Earl Arbuckle WCMH relies on the "Cell Journalist" platform to manage the ingest of amateur news video. Cell Journalist handles all the backend details of the station's branded submission site at http://pix.nbc4i.com/. But even with this help, "One of the biggest hurdles we deal with is compression standards, or lack thereof," Walker said. "Many times we might receive many types of media but need to spend time converting it into a format that we can support."

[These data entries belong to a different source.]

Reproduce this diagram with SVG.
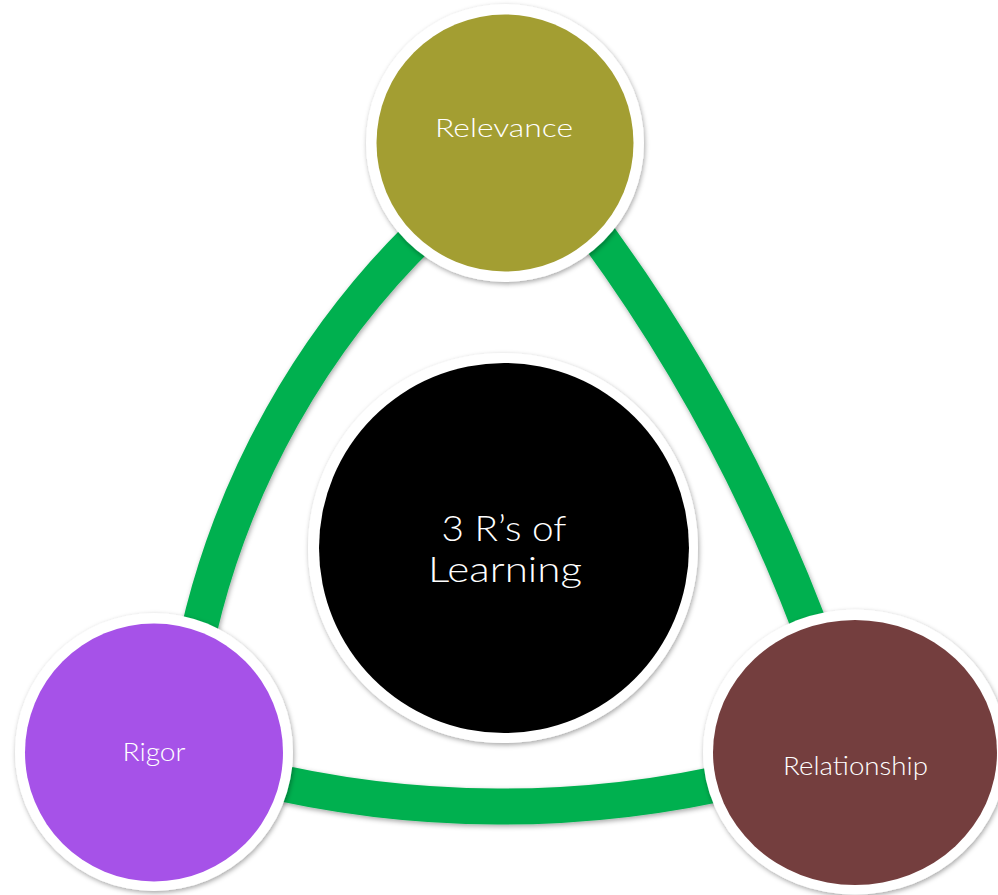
<svg xmlns="http://www.w3.org/2000/svg" width="998" height="895" viewBox="0 0 998 895">
<defs>
<filter id="sh" filterUnits="userSpaceOnUse" x="0" y="0" width="998" height="895">
<feDropShadow dx="1" dy="2" stdDeviation="2.5" flood-color="#000" flood-opacity="0.35"/>
</filter>
</defs>
<style>
.arc{fill:none;stroke:#00B050;stroke-width:36;filter:url(#sh)}
.ring{fill:#fff;filter:url(#sh)}
.lbl{font-family:Lato,"Liberation Sans",sans-serif;font-weight:300;fill:#fff;text-anchor:middle}
</style>
<rect width="998" height="895" fill="#fff"/>
<g id="connectors">
<path class="arc" d="M 458,200 A 819 819 0 0 0 189,680"/>
<path class="arc" d="M 575,205 A 1675 1675 0 0 1 822,660"/>
<path class="arc" d="M 250,776 A 1050 1050 0 0 0 745,778"/>
</g>
<g id="center">
<circle class="ring" cx="503" cy="548" r="195"/>
<circle cx="504" cy="548" r="185" fill="#000"/>
<text class="lbl" x="504" y="541" font-size="36" textLength="125" lengthAdjust="spacingAndGlyphs">3 R’s of</text>
<text class="lbl" x="505" y="582" font-size="36" textLength="154" lengthAdjust="spacingAndGlyphs">Learning</text>
</g>
<g id="relevance">
<circle class="ring" cx="505" cy="143" r="139"/>
<circle cx="505" cy="143" r="128.5" fill="#A39E32"/>
<text class="lbl" x="504" y="137" font-size="25" textLength="138" lengthAdjust="spacingAndGlyphs">Relevance</text>
</g>
<g id="rigor">
<circle class="ring" cx="154" cy="752" r="139"/>
<circle cx="154" cy="752.5" r="129" fill="#A652E8"/>
<text class="lbl" x="154" y="761" font-size="25" textLength="63" lengthAdjust="spacingAndGlyphs">Rigor</text>
</g>
<g id="relationship">
<ellipse class="ring" cx="855" cy="752" rx="152" ry="142.5"/>
<ellipse cx="855" cy="752.5" rx="142" ry="132.5" fill="#743E3E"/>
<text class="lbl" x="855.5" y="775" font-size="25" textLength="145" lengthAdjust="spacingAndGlyphs">Relationship</text>
</g>
</svg>
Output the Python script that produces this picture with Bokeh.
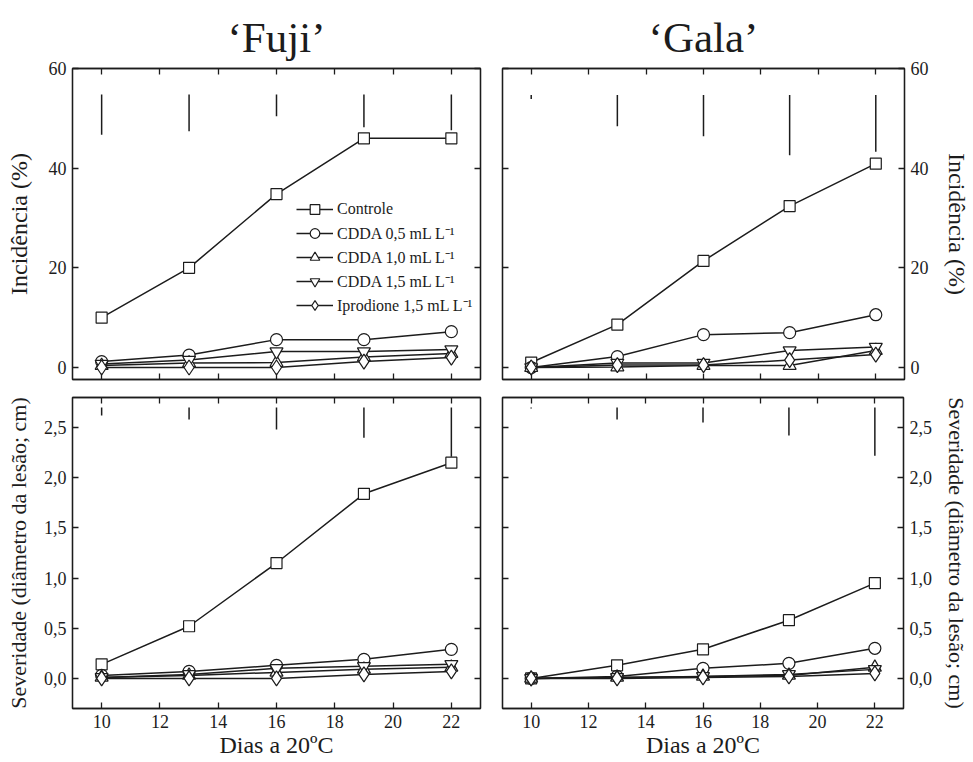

To make life easier for news departments, Harris has devised a software-based citizen journalist application solution that can ingest H.264/MPEG-4 AVC consumer video, and upconvert it automatically for use on-air or in HD video stories. "Because a lot of the video that viewers send in is low resolution, our system allows you to format it into a video box, which can be digitally overlaid over the anchor's shoulder, or inside a video news report," said Sam Lee, Harris Broadcast Communications' director of development, news and editing. "This avoids the fuzziness that occurs when a low resolution image is blown up full screen." The new product incorporates Harris NewsForce and Invenio digital asset management technologies, and is compatible with Avid and Final Cut Pro editing systems.
MAKING IT COUNT
Amateur news video is a welcome reality for TV news departments. And the best news is that the quality of this video is likely to improve; both due to upgrades in consumer technology, and growing viewer awareness about what makes good video for TV.
"We frequently get amateur video submitted that is high quality and follows all the rules of news photography; namely wide establishing shots, minimal zooms and pans, and long sequences at a given focal length," said Harper. "Amateur news video has come a long way in 20 years, and it just keeps getting better!"